=== Supplied records ===

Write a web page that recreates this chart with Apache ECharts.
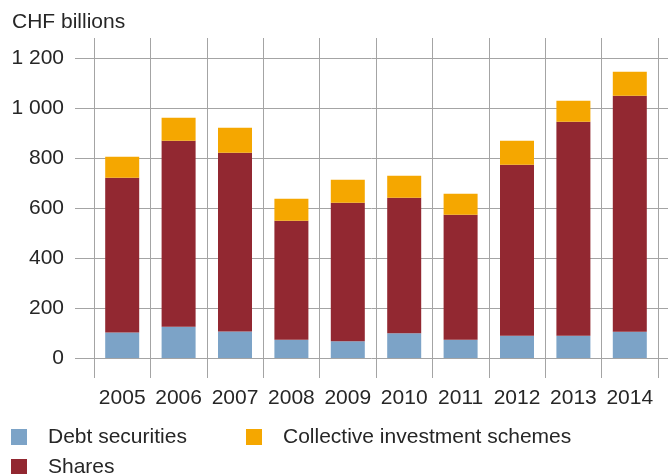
<!DOCTYPE html>
<html>
<head>
<meta charset="utf-8">
<title>CHF billions</title>
<script src="https://cdn.jsdelivr.net/npm/echarts@6/dist/echarts.min.js"></script>
<style>
  html, body { margin: 0; padding: 0; background: #ffffff; }
  #chart { width: 668px; height: 474px; }
</style>
</head>
<body>
<div id="chart"></div>
<script>
// Holdings by instrument type, CHF billions
const years = ['2005', '2006', '2007', '2008', '2009', '2010', '2011', '2012', '2013', '2014'];
const debtSecurities = [102, 125, 106, 73, 67, 99, 73, 89, 89, 105];
const shares = [619, 744, 715, 476, 554, 542, 500, 684, 856, 944];
const collectiveSchemes = [84, 92, 100, 88, 92, 88, 84, 96, 84, 96];

const FONT = '"Liberation Sans", Arial, sans-serif';
const TEXT = '#262626';
const GRID = '#a4a4a4';
const COLORS = { debt: '#7ca3c7', shares: '#922831', cis: '#f5a700' };

// Values shown with a space as thousands separator (e.g. "1 200")
function spaced(v) {
  return String(v).replace(/\B(?=(\d{3})+(?!\d))/g, ' ');
}

const chart = echarts.init(document.getElementById('chart'), null, { renderer: 'canvas' });

const legendText = {
  fontFamily: FONT, fontSize: 21, color: TEXT, lineHeight: 24,
  padding: [0, 0, 0, 16]
};
function legendAt(name, left, top) {
  return {
    data: [name], left: left, top: top, padding: 0, orient: 'horizontal',
    icon: 'rect', itemWidth: 16, itemHeight: 16, selectedMode: false,
    textStyle: legendText
  };
}

chart.setOption({
  animation: false,
  backgroundColor: '#ffffff',
  title: {
    text: 'CHF billions', left: 12, top: 12, padding: 0,
    textStyle: { fontFamily: FONT, fontSize: 21, fontWeight: 'normal', color: TEXT }
  },
  legend: [
    legendAt('Debt securities', 11, 425),
    legendAt('Collective investment schemes', 246, 425),
    legendAt('Shares', 11, 455)
  ],
  grid: [
    // value scale with horizontal rules and labels
    { left: 75, right: 0, top: 58, bottom: 116 },
    // bars and year columns
    { left: 94, right: 10, top: 38, bottom: 96 }
  ],
  xAxis: [
    { type: 'value', gridIndex: 0, show: false, min: 0, max: 1 },
    {
      type: 'category', gridIndex: 1, data: years, boundaryGap: true,
      axisLine: { show: false },
      axisTick: { show: false, interval: 0 },
      axisLabel: { fontFamily: FONT, fontSize: 21, color: TEXT, margin: 10, interval: 0, hideOverlap: false },
      splitLine: { show: true, interval: 0, lineStyle: { color: GRID, width: 1 } }
    }
  ],
  yAxis: [
    {
      type: 'value', gridIndex: 0, min: 0, max: 1200, interval: 200,
      axisLine: { show: false }, axisTick: { show: false },
      axisLabel: { fontFamily: FONT, fontSize: 21, color: TEXT, margin: 11, formatter: spaced },
      splitLine: { show: true, lineStyle: { color: GRID, width: 1 } }
    },
    {
      type: 'value', gridIndex: 1, min: -80, max: 1280, show: false,
      splitLine: { show: false }
    }
  ],
  series: [
    {
      name: 'Debt securities', type: 'bar', stack: 'total', data: debtSecurities,
      xAxisIndex: 1, yAxisIndex: 1, barWidth: 34, itemStyle: { color: COLORS.debt }
    },
    {
      name: 'Shares', type: 'bar', stack: 'total', data: shares,
      xAxisIndex: 1, yAxisIndex: 1, barWidth: 34, itemStyle: { color: COLORS.shares }
    },
    {
      name: 'Collective investment schemes', type: 'bar', stack: 'total', data: collectiveSchemes,
      xAxisIndex: 1, yAxisIndex: 1, barWidth: 34, itemStyle: { color: COLORS.cis }
    }
  ]
});
</script>
</body>
</html>
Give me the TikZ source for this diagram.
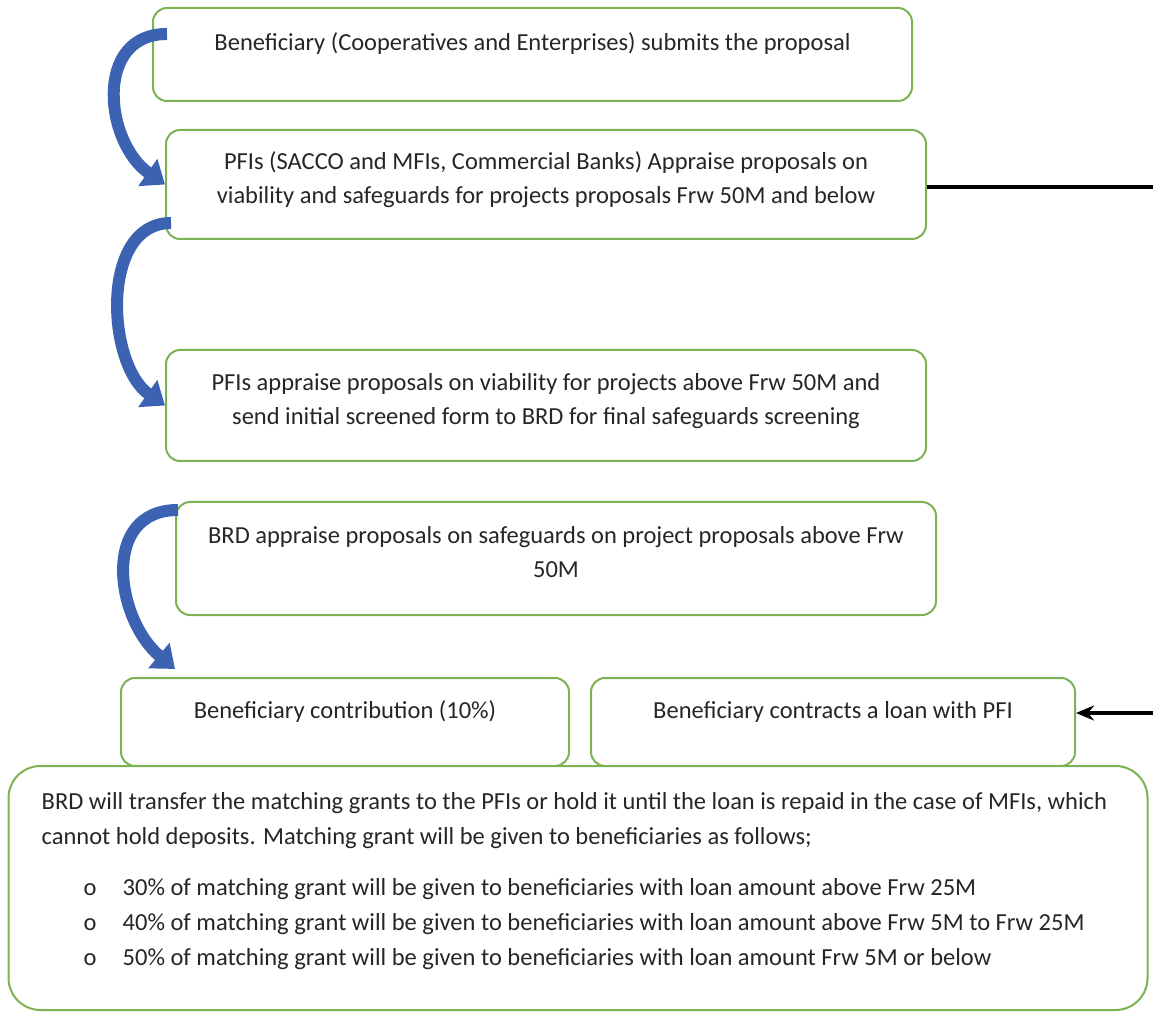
\documentclass[tikz,border=0pt]{standalone}
\usepackage{fontspec}
\setmainfont{Carlito}
\usetikzlibrary{arrows.meta,calc,positioning}
\definecolor{boxgreen}{RGB}{122,178,84}
\definecolor{arrblue}{RGB}{59,99,178}
\definecolor{txtgray}{RGB}{38,38,38}
\tikzset{prbox/.style={draw=boxgreen,line width=2pt,rounded corners=14pt,fill=white,inner sep=0pt}}
\tikzset{prtxt/.style={align=center,inner sep=0pt,text=txtgray,font=\fontsize{24.5}{34}\selectfont}}
\tikzset{blarr/.style={draw=arrblue,line width=12pt,-{Triangle[width=32pt,length=21pt]}}}
\tikzset{ln/.style={line width=3.2pt,black}}
\newcommand{\blt}{\hspace*{42pt}\makebox[39pt][l]{o}}

\begin{document}
\begin{tikzpicture}[x=1pt,y=1pt]
\useasboundingbox (0,0) rectangle (1153,1013);
\node [prbox,minimum width=759pt,minimum height=93pt] at (532.5,958.5) (b1) {};
\node [prbox,minimum width=760pt,minimum height=109pt] at (546,828.5) (b2) {};
\node [prbox,minimum width=760pt,minimum height=111pt] at (546,607.5) (b3) {};
\node [prbox,minimum width=760pt,minimum height=113pt] at (556,454.5) (b4) {};
\node [prbox,minimum width=448pt,minimum height=88pt] at (345,291) (b5) {};
\node [prbox,minimum width=484pt,minimum height=88pt] at (833,291) (b6) {};
\node [prbox,rounded corners=32pt,minimum width=1139pt,minimum height=244pt] at (578,125) (b7) {};

\node [prtxt] at ($(b1.north)+(0,-37)$) (t1) {Beneficiary (Cooperatives and Enterprises) submits the proposal};
\node [prtxt] at ($(b2.north)+(0,-51)$) (t2) {PFIs (SACCO and MFIs, Commercial Banks) Appraise proposals on\\viability and safeguards for projects proposals Frw 50M and below};
\node [prtxt] at ($(b3.north)+(0,-52)$) (t3) {PFIs appraise proposals on viability for projects above Frw 50M and\\send initial screened form to BRD for final safeguards screening};
\node [prtxt] at ($(b4.north)+(0,-51)$) (t4) {BRD appraise proposals on safeguards on project proposals above Frw\\50M};
\node [prtxt] at ($(b5.north)+(0,-35)$) (t5) {Beneficiary contribution (10\%)};
\node [prtxt] at ($(b6.north)+(0,-35)$) (t6) {Beneficiary contracts a loan with PFI};
\node [prtxt,align=left,anchor=north west,font=\fontsize{24.5}{35}\selectfont] at ($(b7.north west)+(34,-27)$) (t7) {BRD will transfer the matching grants to the PFIs or hold it until the loan is repaid in the case of MFIs, which\\
cannot hold deposits. Matching grant will be given to beneficiaries as follows;\\[16pt]
\blt 30\% of matching grant will be given to beneficiaries with loan amount above Frw 25M\\
\blt 40\% of matching grant will be given to beneficiaries with loan amount above Frw 5M to Frw 25M\\
\blt 50\% of matching grant will be given to beneficiaries with loan amount Frw 5M or below};

\draw [blarr] ($(b1.north west)+(15,-27)$) to[out=180,in=145,looseness=1.25] (b2.west);
\draw [blarr] ($(b2.south west)+(6,17)$) to[out=180,in=145,looseness=1] (b3.west);
\draw [blarr] ($(b4.north west)+(3,-9)$) to[out=180,in=140,looseness=1.25] ($(b5.north west)+(55,8)$);

\coordinate (e1) at (1153,826);
\coordinate (e2) at (1153,300);
\draw [ln] (b2.east |- e1) -- (e1);
\draw [ln,-{Stealth[length=18pt,width=15pt]}] (e2) -- (e2 -| b6.east);
\end{tikzpicture}
\end{document}
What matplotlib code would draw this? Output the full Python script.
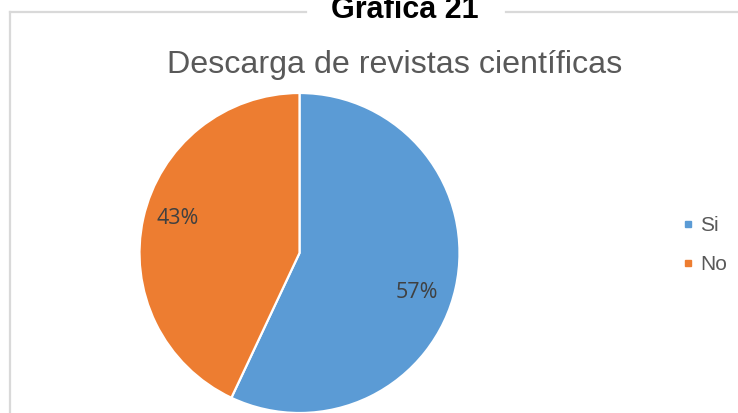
import matplotlib
matplotlib.use('Agg')
import matplotlib.pyplot as plt
from matplotlib.lines import Line2D

labels = ['Si', 'No']
values = [57, 43]
colors = ['#5B9BD5', '#ED7D31']

W, H = 738, 413
fig = plt.figure(figsize=(W / 100, H / 100), dpi=100)

# light grey frame, broken where the caption sits
frame_kw = dict(color='#d9d9d9', lw=1.6, transform=fig.transFigure)
y_top = 1 - 12 / H
x_left = 10 / W
fig.add_artist(Line2D([x_left, x_left], [0, y_top], **frame_kw))
fig.add_artist(Line2D([x_left, 306 / W], [y_top, y_top], **frame_kw))
fig.add_artist(Line2D([506 / W, 1], [y_top, y_top], **frame_kw))

fig.text(404.5 / W, 1 - 18 / H, 'Gráfica 21', ha='center', va='baseline',
         fontsize=22, fontweight='bold', family='Liberation Sans', color='black')
fig.text(395 / W, 1 - 73 / H, 'Descarga de revistas científicas', ha='center',
         va='baseline', fontsize=23.2, family='Liberation Sans', color='#595959')

cx, cy, r = 299.5, 253, 160
ax = fig.add_axes([(cx - r) / W, (H - cy - r) / H, 2 * r / W, 2 * r / H])
wedges, _, autotexts = ax.pie(values, colors=colors, startangle=90, counterclock=False,
                              autopct='%1.0f%%', pctdistance=0.78,
                              wedgeprops=dict(edgecolor='white', linewidth=1.6),
                              textprops=dict(fontsize=15.5, color='#404040', family='Open Sans'))
# excel's "best fit" label spots sit a bit off the wedge middles
autotexts[0].set_position((0.735, -0.245))
autotexts[1].set_position((-0.76, 0.215))
ax.set_xlim(-1, 1)
ax.set_ylim(-1, 1)

handles = [Line2D([], [], marker='s', ls='', color=c, markersize=5) for c in colors]
fig.legend(handles, labels, loc='center left', bbox_to_anchor=(663 / W, 1 - 245 / H),
           frameon=False, labelcolor='#595959', handlelength=0.6,
           handletextpad=0.3, labelspacing=0.95, prop=dict(family='Liberation Sans', size=15))

fig.savefig('out.png', dpi=100)
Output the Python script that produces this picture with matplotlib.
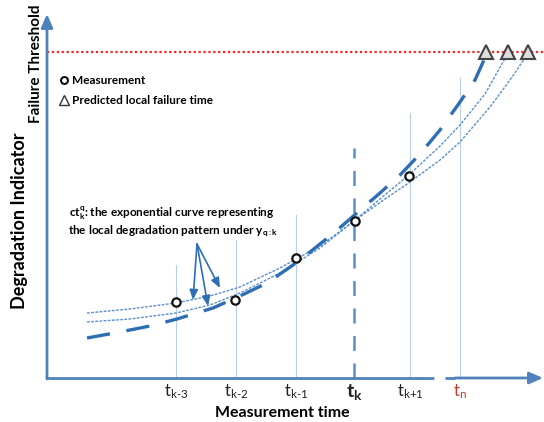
import matplotlib
matplotlib.use("Agg")
import matplotlib.pyplot as plt

plt.rcParams['font.family'] = ['Lato', 'DejaVu Sans']
plt.rcParams['mathtext.fontset'] = 'custom'
plt.rcParams['mathtext.rm'] = 'Lato'
plt.rcParams['mathtext.it'] = 'Lato'
plt.rcParams['mathtext.bf'] = 'Lato:bold'

# Schematic data (time from origin, degradation level above the time axis)
tick_times = [129, 189, 249, 307, 363, 413]
tick_labels = [r'$\mathrm{t_{k\text{-}3}}$', r'$\mathrm{t_{k\text{-}2}}$', r'$\mathrm{t_{k\text{-}1}}$',
               r'$\mathbf{t_k}$', r'$\mathrm{t_{k\text{+}1}}$', r'$\mathrm{t_n}$']
guide_tops = [113, 138, 163, 230, 265, 300]

meas_t = [129, 188, 249, 308, 362]
meas_y = [76, 78, 120, 157, 202]

threshold = 326
fail_t = [439, 461, 481]

# global (thick dashed) degradation curve
glob_t = [40, 73, 103, 130, 166, 193, 220, 246, 263, 288, 311, 333, 353, 373, 393, 413, 428, 437]
glob_y = [40, 46, 52, 59, 70, 82, 95, 113, 126, 146, 166, 185, 203, 224, 248, 276, 298, 318]

# local exponential curves
loc1_t = [40, 83, 129, 163, 193, 233, 273, 307, 333, 363, 393, 413, 438, 460]
loc1_y = [56, 59, 65, 73, 85, 105, 130, 157, 179, 204, 232, 253, 284, 323]
loc2_t = [40, 83, 129, 163, 193, 233, 273, 307, 338, 363, 393, 413, 443, 463, 480]
loc2_y = [65, 69, 75, 82, 91, 110, 132, 157, 179, 196, 218, 236, 271, 298, 323]

axis_blue = '#4f81bd'
curve_blue = '#2f6db5'
dot_blue = '#5a8fd0'
guide_blue = '#b9cfe9'

fig = plt.figure(figsize=(5.44, 4.22), dpi=100)
ax = fig.add_axes([0, 0, 1, 1])
ax.set_xlim(-47, 497)
ax.set_ylim(-44, 378)
ax.axis('off')

# guide lines at measurement times
for t, top, lab in zip(tick_times, guide_tops, tick_labels):
    if lab == r'$\mathbf{t_k}$':
        ax.plot([t, t], [0, top], color=dot_blue, lw=1.8, dashes=(6, 5))
        ax.text(t, -14, lab, ha='center', va='center', fontsize=14, color='#222222')
    elif lab == r'$\mathrm{t_n}$':
        ax.plot([t, t], [0, top], color=guide_blue, lw=0.8)
        ax.text(t, -14, lab, ha='center', va='center', fontsize=12, color='#c0392b')
    else:
        ax.plot([t, t], [0, top], color=guide_blue, lw=0.8)
        ax.text(t, -14, lab, ha='center', va='center', fontsize=12, color='#222222')

# threshold
ax.plot([0, 497], [threshold, threshold], color='#ff2020', lw=1.6, ls=(0, (1, 1.2)))

# curves
ax.plot(loc1_t, loc1_y, color=dot_blue, lw=1.0, ls=(0, (2, 1)))
ax.plot(loc2_t, loc2_y, color=dot_blue, lw=1.0, ls=(0, (2, 1)))
ax.plot(glob_t, glob_y, color=curve_blue, lw=2.4, dashes=(7, 5))

ax.plot(meas_t, meas_y, 'o', ms=6, mfc='white', mec='#111111', mew=1.6, ls='none')
ax.plot(fail_t, [threshold] * 3, '^', ms=9.5, mfc='#dddddd', mec='#444444', mew=1.5, ls='none')

# axes with arrows
head = '-|>,head_width=0.35,head_length=0.8'
ax.annotate('', xy=(0, 364), xytext=(0, -1),
            arrowprops=dict(arrowstyle=head, color=axis_blue, lw=2, shrinkA=0, shrinkB=0))
ax.plot([0, 373], [0, 0], color=axis_blue, lw=2)
ax.plot([373, 408], [0, 0], color=axis_blue, lw=2, dashes=(5, 4))
ax.annotate('', xy=(496, 0), xytext=(408, 0),
            arrowprops=dict(arrowstyle=head, color=axis_blue, lw=2, shrinkA=0, shrinkB=0))

# axis titles
ax.text(235, -35, 'Measurement time', ha='center', va='center', fontsize=11.5, fontweight='bold')
ax.text(-27, 157, 'Degradation Indicator', ha='center', va='center', rotation=90,
        fontsize=13, fontweight='bold')
ax.text(-11, 314, 'Failure Threshold', ha='center', va='center', rotation=90,
        fontsize=11, fontweight='bold')

# legend
ax.plot([17], [298], 'o', ms=5, mfc='white', mec='#111111', mew=1.5)
ax.plot([17], [278], '^', ms=7, mfc='white', mec='#333333', mew=1.0)
ax.text(25, 298, 'Measurement', va='center', fontsize=8.5, fontweight='bold')
ax.text(25, 278, 'Predicted local failure time', va='center', fontsize=8.5, fontweight='bold')

# annotation of local curves
ax.text(22, 165, r'$\mathbf{ct_k^q}$: the exponential curve representing', va='center',
        fontsize=8.5, fontweight='bold')
ax.text(21, 147, r'the local degradation pattern under $\mathbf{y_{q:k}}$', va='center',
        fontsize=8.5, fontweight='bold')
for end in [(146, 78), (161, 72), (173, 90)]:
    ax.annotate('', xy=end, xytext=(150, 134),
                arrowprops=dict(arrowstyle='-|>,head_width=0.25,head_length=0.6',
                                color=curve_blue, lw=1.2, shrinkA=0, shrinkB=0))

fig.savefig('out.png', dpi=100)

===

**Exercise objective:** Omit all pictures and repeat exactly the lines from the one containing "What matplotlib code" through the one containing "va='baseline', fontsize=23.2, family='Liberation", ends included, with nothing added.

**Response:**
What matplotlib code would draw this? Output the full Python script.
import matplotlib
matplotlib.use('Agg')
import matplotlib.pyplot as plt
from matplotlib.lines import Line2D

labels = ['Si', 'No']
values = [57, 43]
colors = ['#5B9BD5', '#ED7D31']

W, H = 738, 413
fig = plt.figure(figsize=(W / 100, H / 100), dpi=100)

# light grey frame, broken where the caption sits
frame_kw = dict(color='#d9d9d9', lw=1.6, transform=fig.transFigure)
y_top = 1 - 12 / H
x_left = 10 / W
fig.add_artist(Line2D([x_left, x_left], [0, y_top], **frame_kw))
fig.add_artist(Line2D([x_left, 306 / W], [y_top, y_top], **frame_kw))
fig.add_artist(Line2D([506 / W, 1], [y_top, y_top], **frame_kw))

fig.text(404.5 / W, 1 - 18 / H, 'Gráfica 21', ha='center', va='baseline',
         fontsize=22, fontweight='bold', family='Liberation Sans', color='black')
fig.text(395 / W, 1 - 73 / H, 'Descarga de revistas científicas', ha='center',
         va='baseline', fontsize=23.2, family='Liberation Sans', color='#595959')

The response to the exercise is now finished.